SMEs and banks do not always have the best relationship. The UK is leading the way in Europe for ‘start ups’, but many businesses have become afraid of the risks involved in borrowing to help them expand their companies further. The recent call for a tribunal overseeing disagreements between small businesses and banks serves to emphasise how frequently things go wrong between smaller enterprises and their bankers, and how cautious business owners often are because of this tricky dynamic. Let’s look at why banks and SMEs are often at odds…

Mitigating Risk

Banks are dedicated to mitigating their risks. A lack of capital led to the now-infamous credit crunch and caused widespread and catastrophic consequences for both business and domestic customers. UK banks grade their risks in more stringent ways than ever before, making small businesses an often riskier, and therefore undesirable, candidate for lending. They lack the resources of larger companies with a proven track record, and as the standards tighten, there’s been a gradual downturn in the likelihood of banks lending to smaller enterprise. Banks have limited data with which to assess whether they are able to settle their debts, and this impacts SMEs in profound ways, creating significant roadblocks to expansion.
Mutual Misunderstandings

Banks sometimes fail to recognise the very real benefits of SMEs in comparison to larger companies.

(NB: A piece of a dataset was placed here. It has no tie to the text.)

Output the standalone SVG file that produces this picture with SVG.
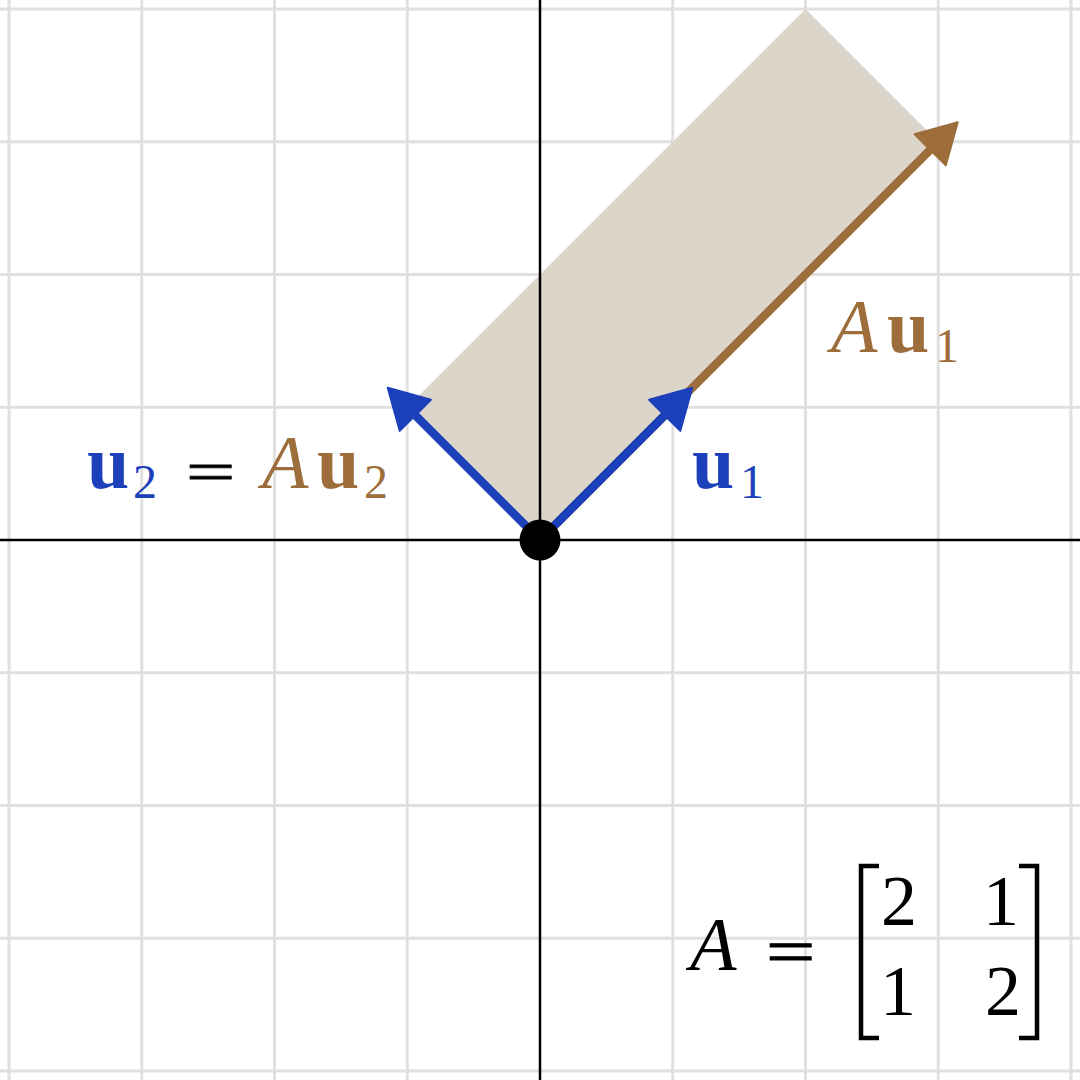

Their comparative lack of resources makes them far less likely to indulge in tax avoidance and other unethical practices and SME culture often lends itself to helping keep the UK’s economy on track, with owners and managers at the helm who possess all the desirable attributes which have always benefitted commerce and industry, and by extension, the world of finance. However, this misunderstanding is not one-sided and steps are required to help mend relations between the two.

The Future of SME Lending

To stand the best chance of wooing banks, SMEs need to stick to business facts and develop a keen understanding of the loan application process. They must prepare realistic figures, actionable business plans and recognise the risks that their venture may pose. Banks meanwhile must become clearer when defining their criteria. Adding a personal touch would go a long way towards helping to recuperate the image of banks in the eyes of SMEs, and likewise, ensuring watertight applications would help SMEs achieve their goals with banking assistance.